I had a chance to step outside my home environment for a week in December, during a visit with family. Their energy use was jarring: they have two refrigerator/freezers, plus a beer cooler behind the bar, yet someone goes to the grocery store daily (granted, they had guests in town). Dozens of incancescent lights were left on, most of the day. The thermostat is set a couple degrees higher than I’m used to. The washing machine runs once or twice a day (just for the few people who live there).
I’m not taking cold showers to save a couple more BTUs, but this was a different world altogether. This was a total disconnect between lifestyle and the big utility bill that comes at the end of the month. And, more to the point, with the cumulative effect of all those excess tons of C02 being generated on their behalf.
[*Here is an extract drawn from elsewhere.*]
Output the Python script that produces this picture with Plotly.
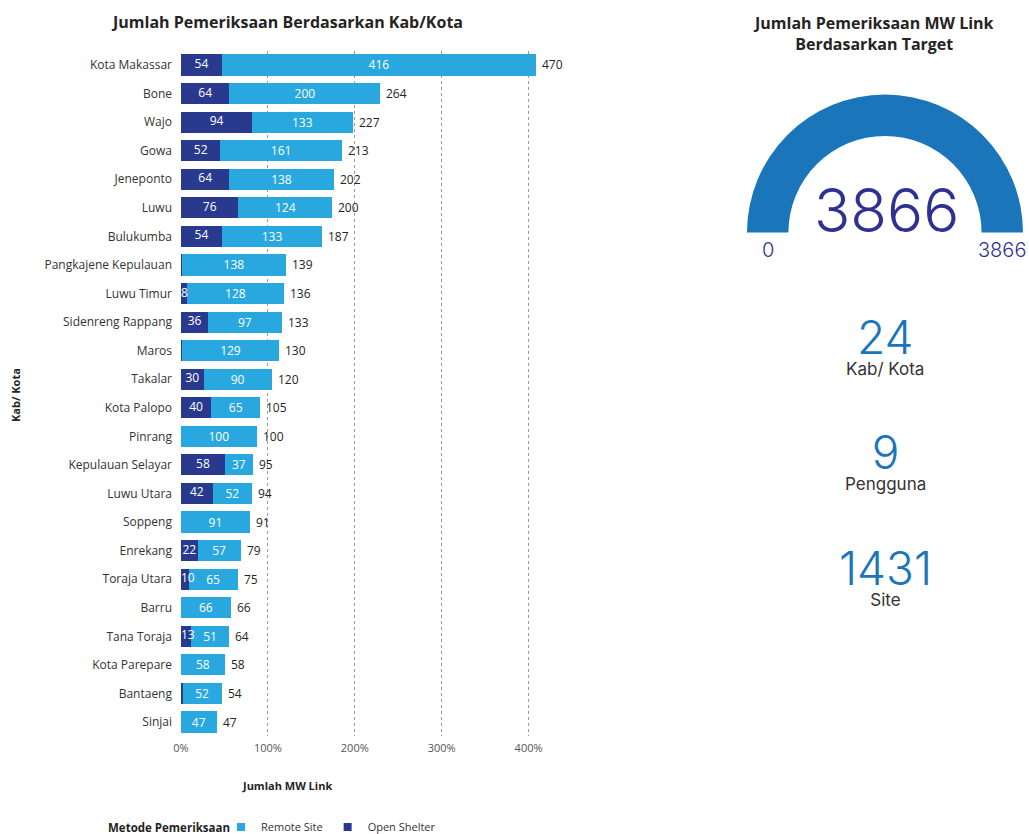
import plotly.graph_objects as go

# ---- data ---------------------------------------------------------------
regions = [
    "Kota Makassar", "Bone", "Wajo", "Gowa", "Jeneponto", "Luwu", "Bulukumba",
    "Pangkajene Kepulauan", "Luwu Timur", "Sidenreng Rappang", "Maros", "Takalar",
    "Kota Palopo", "Pinrang", "Kepulauan Selayar", "Luwu Utara", "Soppeng",
    "Enrekang", "Toraja Utara", "Barru", "Tana Toraja", "Kota Parepare",
    "Bantaeng", "Sinjai",
]
open_shelter = [54, 64, 94, 52, 64, 76, 54, 1, 8, 36, 1, 30,
                40, 0, 58, 42, 0, 22, 10, 0, 13, 0, 2, 0]
remote_site = [416, 200, 133, 161, 138, 124, 133, 138, 128, 97, 129, 90,
               65, 100, 37, 52, 91, 57, 65, 66, 51, 58, 52, 47]
totals = [a + b for a, b in zip(open_shelter, remote_site)]

pct_base = 115          # MW links counted as 100 %
pct_ticks = [0, 100, 200, 300, 400]

gauge_value = 3866
gauge_min = 0
gauge_max = 3866

card_values = ["24", "9", "1431"]
card_labels = ["Kab/ Kota", "Pengguna", "Site"]

# ---- style ----------------------------------------------------------------
W, H = 1029, 834
LIGHT = "#29a8e0"
DARK = "#293a8e"
GAUGE = "#1b75bb"
NAVY = "#2e3192"
CARD = "#1b75bb"
TXT = "#252423"
FONT = "Open Sans"
NUMFONT = "Inter"

X_MAX = 500
plot_left, plot_right = 181, 181 + X_MAX / pct_base * 86.9
plot_top, plot_bottom = 50.7, 736.3
units_per_px = X_MAX / (plot_right - plot_left)


def px(x):
    return x / W


def py(y):
    return 1 - y / H


def seg_text(vals):
    return [str(v) if v >= 5 else "" for v in vals]


fig = go.Figure()

fig.add_trace(go.Bar(
    y=regions, x=open_shelter, orientation="h", name="Open Shelter",
    marker=dict(color=DARK, line=dict(width=0)),
    showlegend=False, hoverinfo="skip",
))
fig.add_trace(go.Bar(
    y=regions, x=remote_site, orientation="h", name="Remote Site",
    marker=dict(color=LIGHT, line=dict(width=0)),
    text=seg_text(remote_site), textposition="inside",
    insidetextanchor="middle", textangle=0,
    insidetextfont=dict(color="white", size=12, family=FONT),
    showlegend=False, hoverinfo="skip",
))

# open-shelter segment labels, drawn above both bar traces;
# labels wider than their segment start at the bar's base instead
os_x, os_pos = [], []
for v in open_shelter:
    label_w = 7 * len(str(v)) + 2
    if v / units_per_px < label_w:
        os_x.append(0)
        os_pos.append("middle right")
    else:
        os_x.append(v / 2)
        os_pos.append("middle center")
fig.add_trace(go.Scatter(
    y=regions, x=os_x, mode="text",
    text=seg_text(open_shelter), textposition=os_pos,
    textfont=dict(color="white", size=12, family=FONT),
    showlegend=False, hoverinfo="skip", cliponaxis=False,
))

# totals to the right of each bar
for r, t in zip(regions, totals):
    fig.add_annotation(x=t, y=r, xref="x", yref="y", text=str(t),
                       showarrow=False, xanchor="left", xshift=4,
                       font=dict(size=12, color=TXT, family=FONT))

# legend entries
fig.add_trace(go.Scatter(x=[None], y=[None], mode="markers", name="Remote Site",
                         marker=dict(symbol="square", size=8, color=LIGHT)))
fig.add_trace(go.Scatter(x=[None], y=[None], mode="markers", name="Open Shelter",
                         marker=dict(symbol="square", size=8, color=DARK)))

# gauge as a half donut
fig.add_trace(go.Pie(
    values=[gauge_value - gauge_min, gauge_max - gauge_value, gauge_max - gauge_min],
    marker=dict(colors=[GAUGE, "#e6e6e6", "rgba(0,0,0,0)"], line=dict(width=0)),
    hole=0.70, rotation=-90, direction="clockwise", sort=False,
    textinfo="none", hoverinfo="skip", showlegend=False,
    domain=dict(x=[px(747), px(1023)], y=[py(370.6), py(94.6)]),
))

fig.update_layout(
    width=W, height=H, autosize=False,
    margin=dict(l=0, r=0, t=0, b=0, autoexpand=False),
    paper_bgcolor="white", plot_bgcolor="white",
    barmode="stack", bargap=0.26,
    font=dict(family=FONT, color=TXT),
    uniformtext=dict(minsize=12, mode="show"),
    xaxis=dict(
        domain=[px(plot_left), px(plot_right)],
        range=[0, X_MAX], fixedrange=True, automargin=False,
        tickvals=[p * pct_base / 100 for p in pct_ticks],
        ticktext=[f"{p}%" for p in pct_ticks],
        showgrid=True, gridcolor="#9a9a9a", griddash="dot", gridwidth=1,
        zeroline=False, showline=False, ticks="",
        tickfont=dict(size=11, color="#555555", family=FONT),
        ticklabelstandoff=4,
    ),
    yaxis=dict(
        domain=[py(plot_bottom), py(plot_top)],
        range=[len(regions) - 0.5, -0.5], autorange=False,
        type="category", fixedrange=True, automargin=False,
        showgrid=False, zeroline=False, showline=False, ticks="",
        tickfont=dict(size=12, color="#333333", family=FONT),
        ticklabelstandoff=8,
    ),
    legend=dict(
        orientation="h", traceorder="normal",
        x=px(221), xanchor="left", y=py(827), yanchor="middle",
        font=dict(size=11, color="#333333"),
        itemwidth=30, tracegroupgap=0, bgcolor="rgba(0,0,0,0)",
    ),
)

annots = [
    dict(text="<b>Jumlah Pemeriksaan Berdasarkan Kab/Kota</b>", x=px(287), y=py(22),
         font=dict(size=16, color=TXT)),
    dict(text="<b>Jumlah MW Link</b>", x=px(287), y=py(785),
         font=dict(size=11, color=TXT)),
    dict(text="<b>Kab/ Kota</b>", x=px(16), y=py(395), textangle=-90,
         font=dict(size=11, color=TXT)),
    dict(text="<b>Metode Pemeriksaan</b>", x=px(169), y=py(827),
         font=dict(size=11.5, color=TXT)),
    dict(text="<b>Jumlah Pemeriksaan MW Link<br>Berdasarkan Target</b>",
         x=px(873), y=py(34), font=dict(size=16, color=TXT)),
    dict(text=str(gauge_value), x=px(886), y=py(210),
         font=dict(size=60, color=NAVY, family=NUMFONT, weight=300)),
    dict(text=str(gauge_min), x=px(768), y=py(250),
         font=dict(size=20, color=NAVY, family=NUMFONT, weight=300)),
    dict(text=str(gauge_max), x=px(1002), y=py(250),
         font=dict(size=20, color=NAVY, family=NUMFONT, weight=300)),
]
# value cards: big number with its caption on the line below
for val, lab, yc in zip(card_values, card_labels, [344, 459, 575]):
    annots.append(dict(
        text=(f"<span style='font-size:46px;color:{CARD};font-weight:300'>{val}</span>"
              f"<br><span style='font-size:17px'>{lab}</span>"),
        x=px(885), y=py(yc),
        font=dict(size=16, color="#333333", family=NUMFONT)))
for a in annots:
    fig.add_annotation(xref="paper", yref="paper", showarrow=False,
                       xanchor="center", yanchor="middle", **a)

fig.write_html("out.html")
The point of this is not to pick on my own family. My green tendencies would have remained latent had I not moved to California and gotten involved with Care2.com. 20 more years in the Midwest and I would personally have regarded long-haired Californians with PV arrays as scary liberal treehuggers. And I sure as heck wouldn’t have been willing to visit such people, given that their houses would be cold and dimly lit. My family is much more gracious than I would be in this regard. For example, they’d never write a story about me in a public journal.
No, the point of this is that the global warming prevention movement has its work cut out for it.
Seth Godin recently challenged bloggers to write about compact fluorescent light bulbs. I’ve been doing that for over five years, but I haven’t even reached my own family. (Hmm, maybe they’re too busy doing laundry?)
I love Seth’s idea that the right story would help push CFLs as a mainstream, or even a trendy product. As an engineer I’m inclined to think that a higher-tech device that lasts longer, uses less power, creates less waste, and saves both time and money ought to pretty well sell itself. But logic has no place in the market, as both Seth Godin and George Lakoff will tell you. That’s why Wal-Mart’s CFL push is a big deal. (Does anyone have figures on its success?)
Here’s another engineering-centric solution to this small piece of the global warming problem: Put an Energy Cost gauge on the refrigerator door. Wire it into the main electrical circuit, so it measures instantaneous electricity usage for the entire house, multiplies by the local utility rate, and shows the result in dollars per hour in 4''-high numbers.
Part of the problem of CFLs is that consumers have to take it on faith that they’ll save money. CFLs are cheaper than ever but still a lot more expensive than incandescent bulbs; one needs a longer-term view to see the benefit — just as with solar electric systems, which take 8-12 years to break even.
I don’t know if such a device exists. The closest I’ve seen is the Kill-A-Watt, which completely and utterly fails the Mom test, and even for the adventurous will only measure single devices, and only those that are plugged into a wall socket.
Tony Robbins (to drop another name) has said, “if you can’t measure it, you can’t manage it.” If people could monitor their moment-to-moment energy use like they monitor the ambient temperature, you can bet they’d start to manage it too.